Sadly, one of my holy grails is Fendi’s late, lamented Theorema, a resinous orange chypre that lands squarely on my sweet spot but never devolves into tooth-decay territory.

In Etro’s Messe de Minuit, clove-studded orange pomander balls are married to incense, creating a fragrance both exalted and holiday cozy.

When I sniff Maharanih by Parfums de Nicolaï, I envision orange opening the door and vanilla, woods and warm spices waltzing in for a fabulous perfume party, while the Viennese classic Knize Ten (created in 1925) is awash in petitgrain, orange and orange blossom.

For epicurean orange, I give props to ProFumum’s Dulcis in Fundo, in which citrusy orange swirls with caramelized vanilla amber. I want to both wear and eat this cross between a foodie dessert and a kid-favorite orange Creamsicle.

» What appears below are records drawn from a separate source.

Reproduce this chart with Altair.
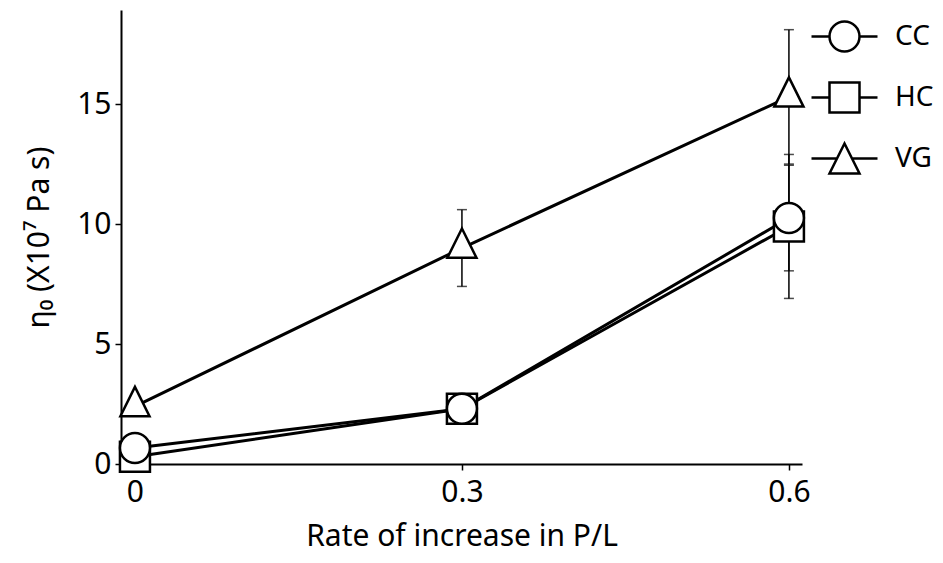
import altair as alt
import pandas as pd

# ---- data ----
x_vals = [0, 0.3, 0.6]
series_names = ["HC", "CC", "VG"]          # drawing order (CC circle over HC square)
cc_vals = [0.67, 2.3, 10.25]
cc_err = [0, 0, 2.2]
hc_vals = [0.3, 2.3, 9.9]
hc_err = [0, 0, 3.0]
vg_vals = [2.4, 9.0, 15.3]
vg_err = [0, 1.6, 2.8]

legend_order = ["CC", "HC", "VG"]
x_ticks = [0, 0.3, 0.6]
y_ticks = [0, 5, 10, 15]

values = {"CC": cc_vals, "HC": hc_vals, "VG": vg_vals}
errors = {"CC": cc_err, "HC": hc_err, "VG": vg_err}

rows = []
for s in series_names:
    for x, v, e in zip(x_vals, values[s], errors[s]):
        rows.append({"series": s, "x": x, "y": v, "err": e,
                     "lo": v - e, "hi": v + e})
df = pd.DataFrame(rows)
err_df = df[df["err"] > 0]

FONT = "Noto Sans"
TRI = "M0,-1.3L-0.97,0.65L0.97,0.65Z"
point_shapes = ["circle", "square", TRI]
legend_shapes = [
    "M-2.2,0L-1,0M1,0L2.2,0M-1,0A1,1 0 1,1 1,0A1,1 0 1,1 -1,0",
    "M-2.2,0L-1,0M1,0L2.2,0M-1,-1L1,-1L1,1L-1,1Z",
    "M-2.2,0L-0.5,0M0.5,0L2.2,0M0,-1L-1,1L1,1Z",
]

xscale = alt.Scale(domain=[-0.0128, 0.612], nice=False, zero=False)
yscale = alt.Scale(domain=[0, 18.92], nice=False, zero=False)

xenc = alt.X("x:Q", scale=xscale,
             axis=alt.Axis(values=x_ticks, title="Rate of increase in P/L",
                           labelExpr="datum.value == 0 ? '0' : format(datum.value, '.1f')",
                           grid=False, labelFlush=False, labelOverlap=False,
                           tickSize=6, tickWidth=1.5, tickColor="black",
                           domainColor="black", domainWidth=2,
                           labelFontSize=30, labelFont=FONT, labelColor="black",
                           labelPadding=7,
                           titleFontSize=30, titleFont=FONT, titleColor="black",
                           titleFontWeight="normal", titlePadding=14))
yenc = alt.Y("y:Q", scale=yscale,
             axis=alt.Axis(values=y_ticks, title="η₀ (X10⁷ Pa s)",
                           grid=False, labelFlush=False, labelOverlap=False,
                           tickSize=6, tickWidth=1.5, tickColor="black",
                           domainColor="black", domainWidth=2,
                           labelFontSize=30, labelFont=FONT, labelColor="black",
                           labelPadding=4,
                           titleFontSize=30, titleFont=FONT, titleColor="black",
                           titleFontWeight="normal", titlePadding=22))

base = alt.Chart(df)

lines = base.mark_line(color="black", strokeWidth=3).encode(
    x=xenc, y=yenc, detail="series:N", order="x:Q")

err_rule = alt.Chart(err_df).mark_rule(color="black", strokeWidth=1.5).encode(
    x="x:Q", y="lo:Q", y2="hi:Q")
cap_lo = alt.Chart(err_df).mark_tick(color="black", orient="horizontal",
                                     size=10, thickness=1.5).encode(x="x:Q", y="lo:Q")
cap_hi = alt.Chart(err_df).mark_tick(color="black", orient="horizontal",
                                     size=10, thickness=1.5).encode(x="x:Q", y="hi:Q")

points = base.mark_point(filled=False, fill="white", fillOpacity=1, stroke="black",
                         strokeWidth=2.5, size=900, opacity=1).encode(
    x="x:Q", y="y:Q",
    shape=alt.Shape("series:N", scale=alt.Scale(domain=legend_order, range=point_shapes),
                    legend=None))

legend_layer = base.mark_point(opacity=0, size=900).encode(
    x="x:Q", y="y:Q",
    shape=alt.Shape("series:N",
                    scale=alt.Scale(domain=legend_order, range=legend_shapes),
                    legend=alt.Legend(title=None, orient="none", legendX=707, legendY=10,
                                      symbolSize=900, symbolOpacity=1,
                                      symbolFillColor="white", symbolStrokeColor="black",
                                      symbolStrokeWidth=2.5, labelOffset=34,
                                      labelFont=FONT, labelFontSize=28, labelColor="black",
                                      rowPadding=20, padding=0)))

chart = alt.layer(lines, err_rule, cap_lo, cap_hi, points, legend_layer).resolve_scale(
    shape="independent"
).properties(
    width=681, height=454,
    autosize=alt.AutoSizeParams(type="none"),
    padding={"left": 121, "top": 10, "right": 141, "bottom": 99},
    background="white",
).configure_view(stroke=None)

chart.save("out.html", embed_options={"renderer": "svg", "actions": False})
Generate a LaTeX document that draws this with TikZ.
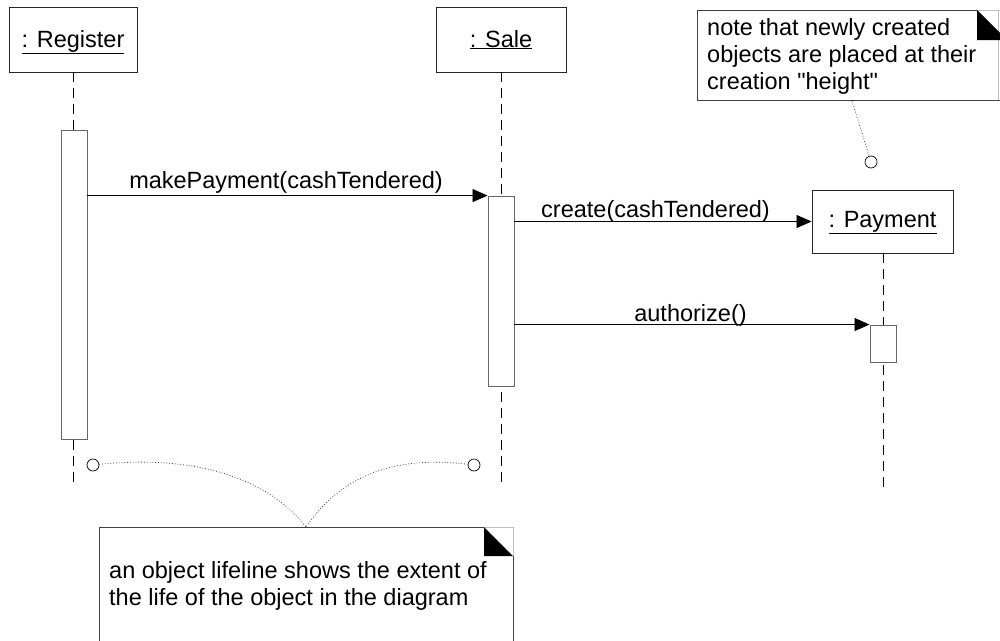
\documentclass[tikz,border=0pt]{standalone}
\usepackage{fontspec}
\setmainfont{Liberation Sans}[Ligatures=TeXOff]
\usetikzlibrary{arrows.meta}
\begin{document}
\begin{tikzpicture}[x=1pt,y=-1pt,
  txt/.style={font=\fontsize{23.5}{27}\selectfont, inner sep=0pt},
  objbox/.style={draw=black!85, line width=0.9pt, fill=white, inner sep=0pt},
  actbox/.style={draw=black!60, line width=0.9pt, fill=white, inner sep=0pt, minimum width=26pt},
  life/.style={draw=black, line width=0.7pt, dash pattern=on 10pt off 6pt},
  msg/.style={draw=black, line width=0.7pt, -{Triangle[length=15pt,width=13pt]}},
  anchorpt/.style={circle, draw=black, line width=0.7pt, fill=white, minimum size=12pt, inner sep=0pt},
  noteline/.style={draw=black!75, line width=0.8pt, dotted},
  noteedge/.style={draw=black!75, line width=0.9pt},
  notecorner/.style={draw=black!25, line width=0.6pt},
]
\useasboundingbox (0,0) rectangle (1000,640);

% lifeline end points
\coordinate (regend) at (73,487);
\coordinate (saleend) at (501,487);
\coordinate (payend) at (883,487);

% object boxes
\node[objbox, minimum width=128pt, minimum height=65pt] (regbox) at (73,39.5) {};
\node[objbox, minimum width=130pt, minimum height=65pt] (salebox) at (501,39.5) {};
\node[objbox, minimum width=141pt, minimum height=63pt] (paybox) at (882.5,221.5) {};

% lifelines
\draw[life] (regbox.south) -- (regend);
\draw[life] (salebox.south) -- (saleend);
\draw[life] (paybox.south -| payend) -- (payend);

% activation bars
\node[actbox, minimum height=309pt] (regact) at (74,284.5) {};
\node[actbox, minimum height=190pt] (saleact) at (501,291) {};
\node[actbox, minimum height=37pt] (payact) at (883,343.5) {};

% object names
\node[txt, anchor=base] (regname) at (73,47) {\underline{: Register}};
\node[txt, anchor=base] (salename) at (501,47) {\underline{: Sale}};
\node[txt, anchor=base] (payname) at (882.5,227) {\underline{: Payment}};

% messages
\draw[msg] (regact.east |- saleact.north) -- (saleact.north west);
\node[txt, anchor=base] (m1) at (286,188) {makePayment(cashTendered)};
\draw[msg] (saleact.east |- paybox.west) -- (paybox.west);
\node[txt, anchor=base] (m2) at (655.5,217) {create(cashTendered)};
\draw[msg] (saleact.east |- payact.north) -- (payact.north west);
\node[txt, anchor=base] (m3) at (690.5,321) {authorize()};

% note about object creation
\path[fill=white] (697,10) rectangle (1000,100);
\draw[noteedge] (977,10) -- (697,10) -- (697,100) -- (1000,100);
\draw[notecorner] (977,10) -- (1000,10);
\draw[notecorner] (998,10) -- (998,100);
\fill[black] (977,10) -- (1000,33) -- (1000,40) -- (977,40) -- cycle;
\node[txt, anchor=north west, align=left] (note1) at (707,18)
  {note that newly created\\objects are placed at their\\creation "height"};
\coordinate (note1foot) at (852,101);
\node[anchorpt] (c1) at (871,162) {};
\draw[noteline] (note1foot) -- (c1);

% note about lifelines
\node[anchorpt] (c2) at (93,465) {};
\node[anchorpt] (c3) at (474,465) {};
\coordinate (note2top) at (306,527);
\draw[noteline] (c2) .. controls (190,455) and (265,475) .. (note2top);
\draw[noteline] (c3) .. controls (390,455) and (340,478) .. (note2top);
\path[fill=white] (99,527) rectangle (513,645);
\draw[noteedge] (99,645) -- (99,527) -- (484,527);
\draw[noteedge] (513,556) -- (513,645);
\draw[notecorner] (484,527) -- (513,527) -- (513,556);
\fill[black] (484,527) -- (513,556) -- (484,556) -- cycle;
\node[txt, anchor=north west, align=left] (note2) at (109,561)
  {an object lifeline shows the extent of\\the life of the object in the diagram};
\end{tikzpicture}
\end{document}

I’m impressed by indie perfumer Ava Luxe’s Neroli Blossom and Dawn Spencer Hurwitz’s sweeter Fleurs D’Oranger, the latter with its hints of vanilla, resins and musk.

In Switzerland, where winters are long, dark and snowy, self-taught indie perfumer Andy Tauer dreams of Mediterranean climates, concocting batches of Orange Star, a powdery mandarin, violet and vanilla scent.

Orange also shacks up quite well with leather—Miller Harris’ Cuir d’Oranger is a perfectly harmonius modern marriage of the two scents.

The orange groves of Southern California sing me their olfactory siren song of promise and potential. And I am left bewitched by the multifaceted character of this commonplace yet most noble of fruits that is emblematic of the place we call home.